Таким образом, Марфин заехал один к Сергею Степанычу, который встретил его с сияющим от удовольствия лицом.
— Были вы у министра и получили там успех? — спросил он.
— Был и, кажется, не без успеха, — отвечал Егор Егорыч.
— А я вам приготовил еще новую радость: участь Лябьева смягчена государем; он назначен только ко временной ссылке в Тобольскую губернию.
— Благодетель вы человечества! — воскликнул Егор Егорыч и бросился обнимать Сергея Степаныча с такой быстротой, что если бы тот не поспешил наклониться, то Егор Егорыч, по своей малорослости, обнял бы его живот, а не грудь.

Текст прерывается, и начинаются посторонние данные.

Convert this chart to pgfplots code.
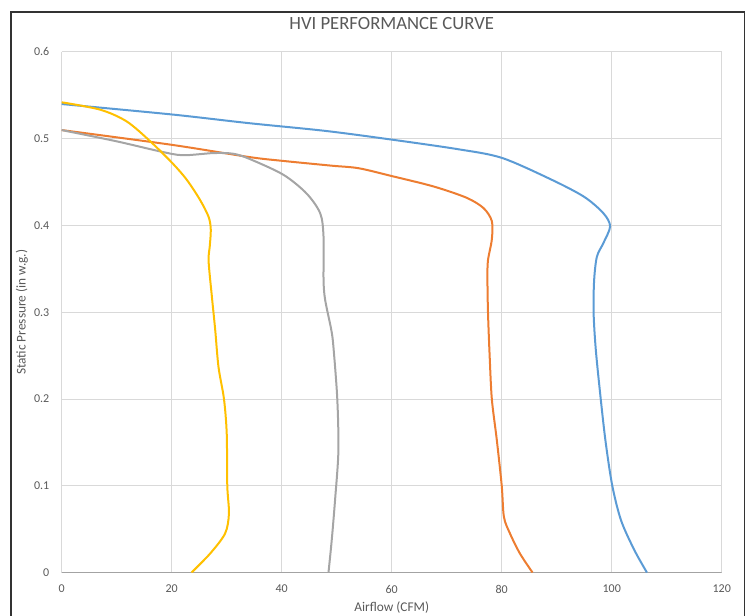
\documentclass[border=0pt]{standalone}
\usepackage{fontspec}
\setmainfont{Carlito}
\usepackage{pgfplots}
\pgfplotsset{compat=1.18}
\definecolor{xlblue}{HTML}{5B9BD5}
\definecolor{xlorange}{HTML}{ED7D31}
\definecolor{xlgray}{HTML}{A5A5A5}
\definecolor{xlgold}{HTML}{FFC000}
\definecolor{gridgray}{HTML}{D9D9D9}
\definecolor{txtgray}{HTML}{595959}
\begin{document}
\begin{tikzpicture}[x=1pt,y=1pt]
\useasboundingbox (-46.3,-32.6) rectangle (513.2,429.4);
\draw[line width=1.1pt, color=black!80] (-38,-40) -- (-38,420.4) -- (512,420.4) -- (512,-40);
\begin{axis}[
    at={(0,0)}, anchor=south west,
    scale only axis, width=495pt, height=390.4pt,
    xmin=0, xmax=120, ymin=0, ymax=0.6,
    xtick={0,20,40,60,80,100,120},
    ytick={0,0.1,0.2,0.3,0.4,0.5,0.6},
    grid=major,
    major grid style={color=gridgray, line width=0.75pt},
    axis line style={draw=none},
    major tick length=0pt,
    /pgf/number format/assume math mode=true,
    tick label style={font=\fontsize{9}{10}\selectfont, text=txtgray},
    xticklabel style={yshift=-5.8pt},
    yticklabel style={xshift=-5.8pt},
    title={HVI PERFORMANCE CURVE},
    title style={at={(0.5,1)}, anchor=center, yshift=15pt, font=\fontsize{14}{16}\selectfont, text=txtgray},
    xlabel={Airflow (CFM)},
    xlabel style={at={(0.5,0)}, anchor=center, yshift=-25.9pt, font=\fontsize{10}{12}\selectfont, text=txtgray},
    ylabel={Static Pressure (in w.g.)},
    ylabel style={at={(0,0.5)}, anchor=center, yshift=29.8pt, font=\fontsize{10}{12}\selectfont, text=txtgray},
    every axis plot/.append style={line width=1.5pt, smooth, tension=0.5, mark=none},
]
\draw[color=gridgray!75!black, line width=0.75pt] (axis cs:0,0) -- (axis cs:120,0);
% blue
\addplot[xlblue] coordinates {
(0,0.540) (20,0.528) (34,0.518) (48,0.509) (60,0.499) (72,0.488) (80,0.478)
(89,0.453) (95,0.433) (98.5,0.414) (99.7,0.399) (98.5,0.380) (97.3,0.364)
(96.8,0.337) (96.7,0.300) (97.1,0.257) (98,0.200) (98.9,0.150) (100.1,0.100)
(101.7,0.060) (104.1,0.026) (106.4,0)
};
% orange
\addplot[xlorange] coordinates {
(0,0.510) (20,0.493) (34,0.479) (40,0.4746) (49,0.469) (54,0.466) (60,0.457)
(67.6,0.445) (73.6,0.432) (76.7,0.420) (78.2,0.405) (78.2,0.384) (77.5,0.360)
(77.4,0.340) (77.5,0.300) (77.8,0.250) (78.2,0.200) (79.1,0.153) (80,0.100)
(80.4,0.064) (81.5,0.045) (83.3,0.022) (85.6,0)
};
% gray
\addplot[xlgray] coordinates {
(0,0.510) (10,0.497) (17.9,0.4854) (22,0.481) (27.6,0.4835) (31.2,0.4827)
(34.2,0.4766) (40.3,0.4585) (44.5,0.437) (47,0.414) (47.6,0.387) (47.6,0.337)
(47.9,0.314) (49,0.280) (49.4,0.260) (50.1,0.200) (50.3,0.140) (49.7,0.084)
(49.1,0.038) (48.5,0)
};
% gold
\addplot[xlgold] coordinates {
(0,0.542) (7,0.5335) (11.8,0.520) (16.1,0.497) (20.1,0.472) (22.7,0.453)
(25.1,0.430) (26.7,0.410) (27.1,0.395) (26.9,0.375) (26.7,0.359) (27.3,0.318)
(27.9,0.280) (28.5,0.237) (29.5,0.200) (30,0.160) (30.1,0.100) (30.4,0.068)
(29.7,0.045) (27,0.022) (23.6,0)
};
\end{axis}
\end{tikzpicture}
\end{document}
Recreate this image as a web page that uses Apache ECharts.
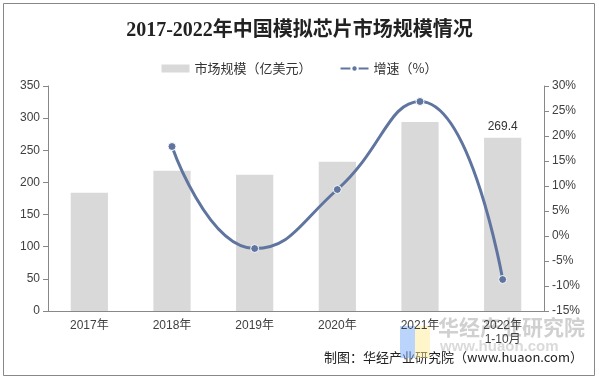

Нетерпение моих спутников возвратиться поскорее в Москву так было велико, что они, не медля ни минуты, отправились в обратный путь и были оба исполнены несказанного удовольствия: Сверстов от мысли, что ему больше не будет надобности являться к сильным мира сего, а Егор Егорыч предвкушал радостное свидание с Сусанной Николаевной и Лябьевыми. Что касается дела Тулузова, оставшегося в не решенном еще положении, то оно много не заботило Егора Егорыча: по бесконечной доброте своей он больше любил вершить дела добрые и милостивые, а не карательные.